At 762g, the Getac ZX70 G2 approaches the weight of the lightest laptops -- but, of course, it's designed for use in demanding environments where it is likely to be dropped, have things spilled on it, and generally get mistreated. The target market is sectors like utilities, manufacturing, transport and logistics, and so it needs substantial protection. Hence the bulk and weight.
The lack of changes to the Getac ZX70 G2's chassis suggests that the design team got it right the first time round. A substantial rubberised outer shell sits around the edges and extends into the back, where it gives way to a bright orange backplate. This has connectors for a handstrap, should one be required. There are also loops on two of the corners for attaching a lanyard or tether. That rubberised shell bleeds into the front of the tablet too. Inside it is a thin frame of bright orange, and then a huge screen bezel that easily accommodates the front camera and three tiny indicator lights. One tells you wi-fi (802.11ac) is active, a second that the unit is switched on and a third that it is charging.
The Getac ZX70 G2 is therefore a big beast, measuring 218mm wide by 142mm deep (in landscape mode) by 27mm thick, and the 7-inch screen looks positively lost by conventional measures -- the screen to body ratio is just 43.6%. The trade-off, of course, is protection: the device is MIL-STD-810H compliant, IP67 certified for dust/water resistance, and can handle drops from up to 6 feet.
The touch screen is a TFT LCD panel with a moderate resolution of 1,280 by 720 pixels. No phone would pass muster with just 210 pixels per inch (ppi) these days, and it must be said that the reading experience leaves a little to be desired. Still, a device like the Getac ZX70 G2 is more likely to be used for form filling or accessing inventory databases than for reading websites or checking social media feeds. Outdoor readability is good, though, thanks to the screen's 580 nits brightness.
Getac provides its own file browser, camera app, text scanner and barcode/QR code reader, and a settings tool where you can configure the functions of some of the side buttons.
Ports and connectors are plentiful. On one of the short edges, under a cover that's screwed in place, there's a MicroSD card slot and SIM slot for the optional 4G LTE broadband connection.
On the top edge there's space for an optional barcode reading lens as well as the power button, volume rocker and a 'trigger' button that fires up the barcode reader. The bottom edge houses USB host, Micro-USB client, docking station, GPS passthrough and WWAN passthrough ports.
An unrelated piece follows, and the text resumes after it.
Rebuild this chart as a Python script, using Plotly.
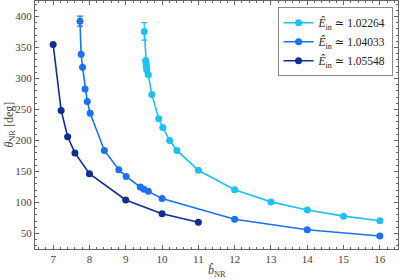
import plotly.graph_objects as go

# Series: E_in ~ 1.02264 (light)
b_light = [9.51, 9.55, 9.56, 9.57, 9.58, 9.62, 9.72, 9.91, 10.02, 10.21, 10.41, 11.0, 12.0, 13.0, 14.0, 15.0, 16.0]
th_light = [376, 329, 324, 319, 314, 306, 274, 235, 221, 200, 184, 152, 120.5, 101, 88, 78, 70.5]
err_light = [14, 0, 0, 0, 0, 0, 0, 0, 0, 0, 0, 0, 0, 0, 0, 0, 0]

# Series: E_in ~ 1.04033 (medium)
b_med = [7.74, 7.77, 7.81, 7.88, 7.94, 8.02, 8.41, 8.81, 9.01, 9.4, 9.5, 9.62, 10.0, 12.0, 14.0, 16.0]
th_med = [392.5, 339, 318, 283, 263, 244, 184, 153, 142, 125, 121.5, 118, 106.5, 73, 56, 46]
err_med = [8, 0, 0, 0, 0, 0, 0, 0, 0, 0, 0, 0, 0, 0, 0, 0]

# Series: E_in ~ 1.05548 (dark)
b_dark = [7.0, 7.22, 7.4, 7.6, 8.0, 9.0, 10.0, 11.0]
th_dark = [355, 248.5, 206, 180, 146.5, 104, 82, 68]
err_dark = [0, 0, 0, 0, 0, 0, 0, 0]

labels = ["<i>Ê</i><sub>in</sub> ≃ 1.02264",
          "<i>Ê</i><sub>in</sub> ≃ 1.04033",
          "<i>Ê</i><sub>in</sub> ≃ 1.05548"]
colors = ["#1ec0f8", "#1a72f2", "#0d2f8f"]

fig = go.Figure()
for b, th, err, lab, col in zip([b_light, b_med, b_dark], [th_light, th_med, th_dark],
                                [err_light, err_med, err_dark], labels, colors):
    fig.add_trace(go.Scatter(
        x=b, y=th, mode="lines+markers", name=lab,
        line=dict(color=col, width=1.6),
        marker=dict(color=col, size=7),
        error_y=dict(type="data", array=err, symmetric=True, color=col, thickness=1.2, width=3),
    ))

font = "Liberation Serif, DejaVu Serif, serif"
axis_common = dict(
    showgrid=False, zeroline=False, showline=True, linecolor="#666666", linewidth=1,
    mirror="ticks", ticks="inside", ticklen=4, tickcolor="#666666", automargin=False,
    tickfont=dict(family=font, size=11, color="#444444"),
)
fig.update_xaxes(range=[6.5, 16.5], dtick=1, tick0=0,
                 minor=dict(ticks="inside", dtick=0.2, ticklen=2, tickcolor="#666666"),
                 **axis_common)
fig.update_yaxes(range=[25, 425], dtick=50, tick0=0,
                 minor=dict(ticks="inside", dtick=10, ticklen=2, tickcolor="#666666"),
                 **axis_common)

fig.add_annotation(text="<i>b̂</i><sub>NR</sub>", xref="paper", yref="paper",
                   x=0.5, y=-0.05, xanchor="center", yanchor="top", showarrow=False,
                   font=dict(family=font, size=12, color="#444444"))
fig.add_annotation(text="<i>θ</i><sub>NR</sub> [deg]", xref="paper", yref="paper",
                   x=-0.07, y=0.5, xanchor="center", yanchor="middle", showarrow=False,
                   textangle=-90, font=dict(family=font, size=12, color="#444444"))

fig.update_layout(
    width=399, height=279,
    margin=dict(l=35, r=1, t=1, b=30),
    plot_bgcolor="white", paper_bgcolor="white",
    font=dict(family=font, size=12, color="#222222"),
    legend=dict(x=0.985, y=0.975, xanchor="right", yanchor="top",
                bordercolor="#888888", borderwidth=1, bgcolor="white",
                font=dict(family=font, size=11.5, color="#222222"),
                tracegroupgap=0, itemwidth=30),
    showlegend=True,
)

fig.write_html("out.html", config={"displayModeBar": False},
               post_script="document.body.style.margin='0';document.body.style.overflow='hidden';")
There are also a couple of mounts allowing you to permanently fix the Getac ZX70 G2 into position. Meanwhile, the back can house an RFID/NFC reading plate and a fingerprint scanner, both optional.
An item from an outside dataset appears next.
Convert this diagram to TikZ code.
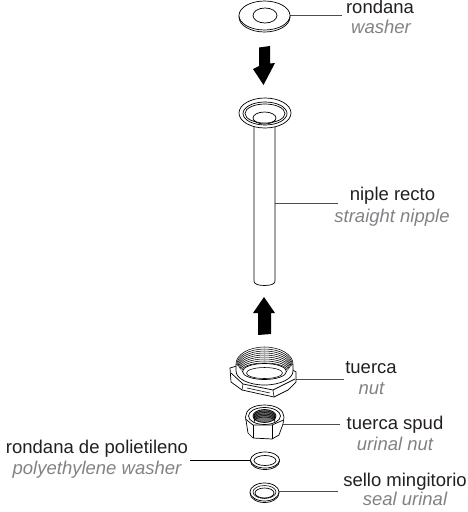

The cameras are utilitarian rather than showy -- an 8MP front-facing webcam, and a 12MP camera with LED flash at the back. This is a significant update from the 2MP (front)/8MP (rear) setup in the 2017 model.
The Getac ZX70 G2 runs Android 9 -- now two generations old -- on Qualcomm's mid-range Snapdragon 660 chipset. There is 4GB of RAM and 64GB of internal storage (expandable via MicroSD). The previous model's complement was 3GB of RAM and 32GB of storage.
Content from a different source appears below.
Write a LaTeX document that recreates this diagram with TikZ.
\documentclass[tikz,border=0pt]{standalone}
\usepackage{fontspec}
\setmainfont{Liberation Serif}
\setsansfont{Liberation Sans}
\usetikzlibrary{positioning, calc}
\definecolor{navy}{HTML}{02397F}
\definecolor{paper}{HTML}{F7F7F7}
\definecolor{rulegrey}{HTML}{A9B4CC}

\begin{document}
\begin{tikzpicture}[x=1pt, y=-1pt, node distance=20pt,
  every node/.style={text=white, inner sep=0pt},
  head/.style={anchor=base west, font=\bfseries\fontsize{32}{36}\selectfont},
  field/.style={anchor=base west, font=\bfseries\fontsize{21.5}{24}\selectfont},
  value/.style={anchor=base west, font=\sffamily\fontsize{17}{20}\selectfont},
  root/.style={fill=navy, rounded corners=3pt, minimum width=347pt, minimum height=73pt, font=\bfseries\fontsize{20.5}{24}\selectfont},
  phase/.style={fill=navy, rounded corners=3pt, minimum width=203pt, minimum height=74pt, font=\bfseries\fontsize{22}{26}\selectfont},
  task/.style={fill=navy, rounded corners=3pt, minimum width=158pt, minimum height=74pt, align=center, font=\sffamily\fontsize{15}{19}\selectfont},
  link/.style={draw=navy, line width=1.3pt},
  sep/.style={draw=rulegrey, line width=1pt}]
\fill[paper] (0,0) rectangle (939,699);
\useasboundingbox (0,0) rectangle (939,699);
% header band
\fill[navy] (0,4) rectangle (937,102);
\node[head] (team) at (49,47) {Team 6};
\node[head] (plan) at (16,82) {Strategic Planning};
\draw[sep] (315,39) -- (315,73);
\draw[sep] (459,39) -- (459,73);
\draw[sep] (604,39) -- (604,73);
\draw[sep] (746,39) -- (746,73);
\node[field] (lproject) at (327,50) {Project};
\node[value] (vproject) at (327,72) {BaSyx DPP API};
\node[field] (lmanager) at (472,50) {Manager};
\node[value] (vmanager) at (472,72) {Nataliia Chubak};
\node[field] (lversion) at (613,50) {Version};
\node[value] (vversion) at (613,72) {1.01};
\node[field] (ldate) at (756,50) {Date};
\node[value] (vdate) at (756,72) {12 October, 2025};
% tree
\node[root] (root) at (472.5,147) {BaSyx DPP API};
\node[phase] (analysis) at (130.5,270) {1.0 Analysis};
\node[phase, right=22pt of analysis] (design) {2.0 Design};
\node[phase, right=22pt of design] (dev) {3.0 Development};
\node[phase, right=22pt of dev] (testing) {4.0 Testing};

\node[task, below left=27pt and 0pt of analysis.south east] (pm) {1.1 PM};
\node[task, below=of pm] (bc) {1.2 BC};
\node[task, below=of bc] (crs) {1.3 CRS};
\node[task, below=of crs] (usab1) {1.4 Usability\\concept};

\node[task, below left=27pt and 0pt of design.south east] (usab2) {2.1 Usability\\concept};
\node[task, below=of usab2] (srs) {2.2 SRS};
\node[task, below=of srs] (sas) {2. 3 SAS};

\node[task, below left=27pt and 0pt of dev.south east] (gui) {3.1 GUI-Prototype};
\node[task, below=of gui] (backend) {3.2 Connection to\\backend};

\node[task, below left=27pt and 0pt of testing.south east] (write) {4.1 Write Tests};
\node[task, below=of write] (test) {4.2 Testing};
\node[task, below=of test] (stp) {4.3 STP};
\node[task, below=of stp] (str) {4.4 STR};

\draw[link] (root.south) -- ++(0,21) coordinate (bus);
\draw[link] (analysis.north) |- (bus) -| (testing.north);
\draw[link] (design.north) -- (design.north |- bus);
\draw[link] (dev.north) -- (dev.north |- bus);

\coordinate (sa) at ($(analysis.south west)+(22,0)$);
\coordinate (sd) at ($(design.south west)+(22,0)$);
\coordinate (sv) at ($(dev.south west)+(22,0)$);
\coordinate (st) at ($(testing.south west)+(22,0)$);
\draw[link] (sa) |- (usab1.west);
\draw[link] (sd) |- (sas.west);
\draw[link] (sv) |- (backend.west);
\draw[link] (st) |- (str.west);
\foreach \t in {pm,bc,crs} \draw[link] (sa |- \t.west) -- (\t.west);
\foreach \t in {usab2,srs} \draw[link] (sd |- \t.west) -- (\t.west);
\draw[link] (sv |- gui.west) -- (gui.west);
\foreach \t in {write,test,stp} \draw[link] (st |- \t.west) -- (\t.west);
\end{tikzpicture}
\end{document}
Battery life is a key area, and although the tablet's 8,480mAh battery is referred to as 'industry leading' on Getac's website, its expected longevity is not specified. Clearly this is something prospective users will need to check with the company. Another key missing piece of information is the price. Getac told me the starting price is £766 (ex. VAT), but this rugged tablet will likely be bought in bulk rather than singly, with the configuration highly specific to each use case, so price will be a matter of discussion at the point of purchase.
Overall, the Getac ZX70 G2 provides an uptick in specifications from its Intel Atom x5-Z8350-based predecessor, while retaining the previous model's fully rugged industrial design. It could do with an Android update though, and both the battery life and guide pricing should be quoted online.